* **DATA RECORDS**:
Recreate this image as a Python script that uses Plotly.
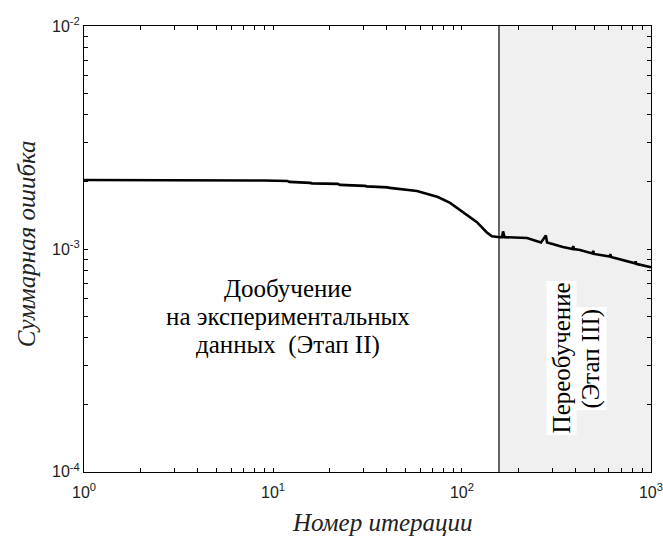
import plotly.graph_objects as go

# Training error vs iteration (log-log)
iterations = [1, 8.7, 9.0, 11.9, 12.2, 15.7, 16.1, 22.0, 22.6, 30.6, 31.3, 40.5, 41.5,
              57.8, 74.6, 86.5, 120, 135, 144, 159, 163, 165, 168, 221, 262, 278, 282,
              292, 342, 384, 388, 392, 421, 490, 495, 500, 605, 610, 616, 630, 825, 830,
              836, 988, 1000]
total_error = [2.04e-3, 2.04e-3, 2.03e-3, 2.02e-3, 2.0e-3, 1.98e-3, 1.97e-3, 1.96e-3, 1.94e-3,
               1.92e-3, 1.91e-3, 1.89e-3, 1.88e-3,
               1.82e-3, 1.71e-3, 1.61e-3, 1.32e-3, 1.19e-3, 1.14e-3, 1.13e-3, 1.13e-3, 1.2e-3,
               1.13e-3, 1.12e-3, 1.07e-3, 1.15e-3, 1.07e-3,
               1.06e-3, 1.02e-3, 1.0e-3, 1.03e-3, 1.0e-3, 0.99e-3, 0.955e-3, 0.98e-3, 0.95e-3,
               0.925e-3, 0.95e-3, 0.92e-3, 0.915e-3, 0.862e-3, 0.88e-3,
               0.858e-3, 0.83e-3, 0.828e-3]

overfit_start = 157          # start of stage III (shaded)
x_range_exp = [-0.0005, 3.0005]
y_range_exp = [-4.0005, -1.9995]

x_decades = [1, 10, 100, 1000]
x_decade_labels = ["10<sup>0</sup>", "10<sup>1</sup>", "10<sup>2</sup>", "10<sup>3</sup>"]
y_decades = [1e-4, 1e-3, 1e-2]
y_decade_labels = ["10<sup>-4</sup>", "10<sup>-3</sup>", "10<sup>-2</sup>"]

stage2_lines = ["Дообучение", "на экспериментальных", "данных  (Этап II)"]
stage3_lines = ["Переобучение", "(Этап III)"]
x_title = "Номер итерации"
y_title = "Суммарная ошибка"


def log_ticks(decades, labels):
    vals, text = [], []
    for i, d in enumerate(decades):
        vals.append(d)
        text.append(labels[i])
        if i < len(decades) - 1:
            for k in range(2, 10):
                vals.append(d * k)
                text.append("")
    return vals, text


xt_vals, xt_text = log_ticks(x_decades, x_decade_labels)
yt_vals, yt_text = log_ticks(y_decades, y_decade_labels)

fig = go.Figure()
fig.add_trace(go.Scatter(x=iterations, y=total_error, mode="lines",
                         line=dict(color="black", width=2.6), showlegend=False,
                         hoverinfo="skip"))

# shaded overfitting region and its boundary
fig.add_shape(type="rect", xref="x", yref="paper", x0=overfit_start, x1=x_decades[-1],
              y0=0, y1=1, fillcolor="#f0f0f0", line=dict(width=0), layer="below")
fig.add_shape(type="line", xref="x", yref="paper", x0=overfit_start, x1=overfit_start,
              y0=0, y1=1, line=dict(color="black", width=1.2))

serif = "Liberation Serif, Times New Roman, serif"
sans = "Liberation Sans, Arial, sans-serif"
text_font = dict(family=serif, size=25, color="black")

# stage II caption, one annotation per line (log-axis coordinates)
for line, ylog in zip(stage2_lines, [-3.175, -3.305, -3.432]):
    fig.add_annotation(x=1.077, y=ylog, xref="x", yref="y", text=line, showarrow=False,
                       font=text_font, align="center")

# stage III caption, vertical on white boxes
for line, xlog in zip(stage3_lines, [2.525, 2.685]):
    fig.add_annotation(x=xlog, y=-3.49, xref="x", yref="y", text=line, showarrow=False,
                       textangle=-90, bgcolor="white", borderpad=1, font=text_font)

title_font = dict(family=serif, size=25, color="#222", style="italic")
fig.add_annotation(x=0.527, y=-0.114, xref="paper", yref="paper", text=x_title,
                   showarrow=False, font=title_font, xanchor="center", yanchor="middle")
fig.add_annotation(x=-0.102, y=0.511, xref="paper", yref="paper", text=y_title,
                   showarrow=False, font=title_font, textangle=-90,
                   xanchor="center", yanchor="middle")

axis_common = dict(showgrid=False, zeroline=False, showline=True, linecolor="black",
                   linewidth=1, mirror="ticks", ticks="inside", ticklen=4, tickwidth=1,
                   tickcolor="black", automargin=False,
                   tickfont=dict(family=sans, size=16, color="#222"))

fig.update_xaxes(type="log", range=x_range_exp, tickmode="array", tickvals=xt_vals,
                 ticktext=xt_text, ticklabelstandoff=6, **axis_common)
fig.update_yaxes(type="log", range=y_range_exp, tickmode="array", tickvals=yt_vals,
                 ticktext=yt_text, **axis_common)

fig.update_layout(width=663, height=538, margin=dict(l=84, r=12, t=26, b=66),
                  plot_bgcolor="white", paper_bgcolor="white")

fig.write_html("out.html")
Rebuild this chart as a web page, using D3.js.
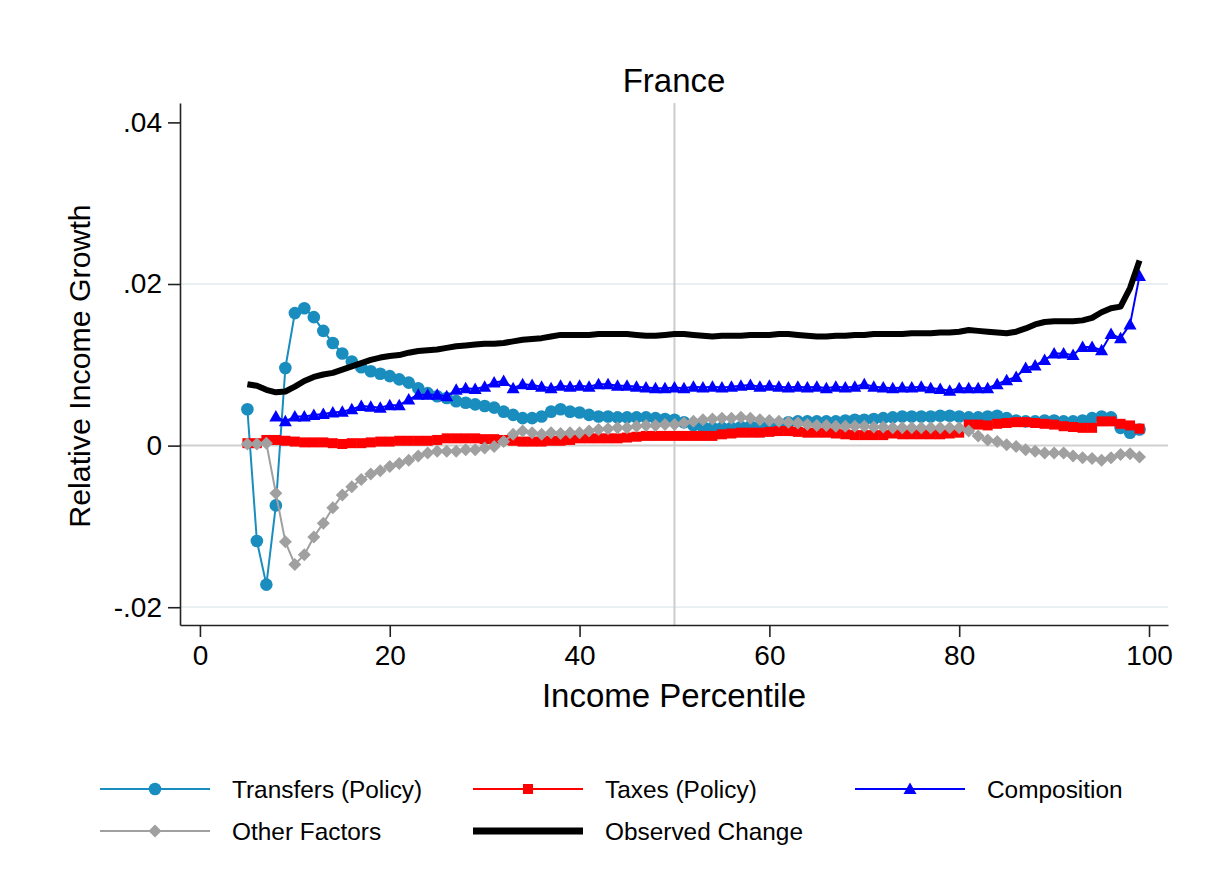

* **WHAT YOU SHOULD DO**: With all pictures left out, please transcribe exactly the lines from the start of the material through the line with "import plotly.graph_objects as go".

* **IN RESPONSE**:
Recreate this image as a Python script that uses Plotly.
import plotly.graph_objects as go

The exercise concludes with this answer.